# Seeking maths advice on first ever army



## Brunen (Mar 5, 2012)

Hello. 

Firstly, I'm very new to WHFB. So new in fact I haven't played a proper "real" game. That said, I'm getting ready for friendlies only (literally with friends also starting from basics) and in prep I've bought the Dwarf battalion box and two individual minis in order to "make" my first army.

I did some math tonight and was hoping some kind soul can take a look at my figures and see if I'm on the right track. 

Please note, I have no doubt I may have chosen some wrong options for my guys and my choices are nowhere near optimal, and this is fine as I'll learn as I play and enjoy it as an exercise.

What I'm really after is are my figures going the right way with regards to totals and percents?

So:

16 Quarrellers, with shields, musician, standard and vet: 217pt

16 warriors with shields, musician, standard and vet: 169pt

16 warriors with shields, musician, standard and vet: 169pt

Canon : 90pt

Thane with great weapon and rune of smiting: 139pt

Lord with shield, rune of smiting and rune of fortitude: 273pt


total of 1057points.

It looks "about right" to me, but i think I maybe need to loose a few points off the Lord perhaps to get the % right?

One other question: any point adding an engineer to the canon?

I'm trying to get a force to equal the High Elves from the IoB pack, though I'm not sure about their points 'till I get the HE army book.

Many thanks for your advice and time,

Bru.


----------



## Ultra1 (Mar 10, 2011)

first you need to find a target point limit, with what you have i'd target 1000 pts as it's pretty average for learning. with that said your lord is slightly to expensive (250 max), drop a rune and he'll probably be ok. also, if you still need to drop a couple points to get down to 1000 turn the 2 units of warriors into 1 and drop one of the commands. this should put you close to 1000 points. i'd add the rune that lets you reroll the artillary dice to the cannon. cut warriors if you have to in order to fit it in, it's totally worth it. after that start adding war machines to your force. dwarves have the best war machines hands down.


----------



## Ultra1 (Mar 10, 2011)

your quarrellers should be handgunners, they get +1 to hit with their guns and armor piercing. they also don't need the command group. they shouldn't be getting into combat anyway, so you don't need the standard or musician. the vet is only preference, i probably wouldn't take him either.


----------



## Azezel (May 23, 2010)

Ultra1 said:


> your quarrellers should be handgunners, they get +1 to hit with their guns and armor piercing.


I could not disagree more strongly with you.

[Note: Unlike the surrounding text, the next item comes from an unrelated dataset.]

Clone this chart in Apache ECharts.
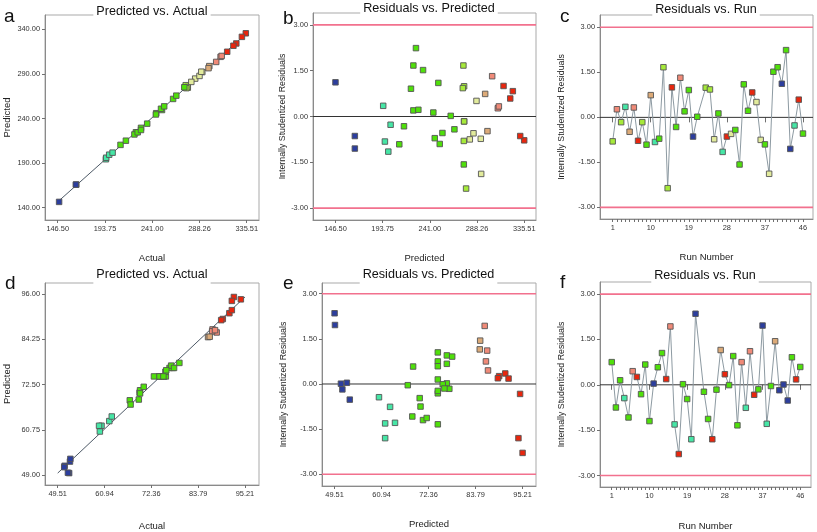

Quarellers all the way.

Anyway, the Island of Blood Elf army is so illegal it makes my face hurt. The largest army it's possible to create from just the IoB kit is 700 points.

That's just based on the fact you get 10 Seaguard and the High Elf player must spend 25% of his points on Core.

10 Seaguard +Full Command & War Banner is 175pts. Until your Elf player buys more minis, he cannot build a bigger army than 700.

In any event, the models you own are fine. I'd chose Great Weapons over Hand Weapon+Shield, but whatever floats your boat.

Frankly, on a good day you could beat 700 points of Elves with your Quarellers alone.


----------



## khrone forever (Dec 13, 2010)

yes handgunners are armour peircing etc. but quarrellers are 30" range. it depends on who you are facing on what you take.

if you face lots of armoured slow moving troops take handgunners, if you face light fast troops take quarrellers


----------



## Brunen (Mar 5, 2012)

Thanks for the advice, especially regarding the HE points. Also, I chose quarrellers purely because I read a couple of forum posts that made me feel they were superior with regards to range.

Thanks again


----------



## Brunen (Mar 5, 2012)

Out of interest, if I wanted to get to 1250, what would you recommend adding?

thanks


----------



## misfratz (Feb 9, 2012)

Brunen said:


> Out of interest, if I wanted to get to 1250, what would you recommend adding?
> 
> thanks


In an army with war machines I always like to have two, because the chance of both misfiring on the first turn is less than the chance of a lone war machine misfiring on the first turn.

You could add another cannon, but I reckon it would be more interesting to add the organ gun and see which you have more fun with.

Most likely you'd be able to easily spend the other points with more core warriors, but the other obvious choice would be a unit of miners - their underground advance may cause a disproportionate amount of concern for your opponent, and delay their advance - giving your missile troops and war machines more time to whittle the enemy down.


----------



## Brunen (Mar 5, 2012)

misfratz said:


> but the other obvious choice would be a unit of miners - their underground advance may cause a disproportionate amount of concern for your opponent,


My opponent has slightly less experience than me but yes, it'd be great fun to see her face when they pop out of nowhere  I'll look into it, thanks!


----------



## Azezel (May 23, 2010)

I'd strongly consider a Grudge Thrower.

As a rule of thumb, most stuntie generals believe that one Cannon, one Organ Gun, one Grudge Thrower and one duplicate of any of the previous three is the way to go.

You can't really go wrong with Miners or an Anvil of Doom, though. Not sure if you can fit an anvil in 1'250 - I'm not a Dwarf player, but I've fought them often enough.


----------



## Brunen (Mar 5, 2012)

Thanks guys, decided to go down the artilary route. Planning on just killing everything from a distance. Sounds like a plan.


----------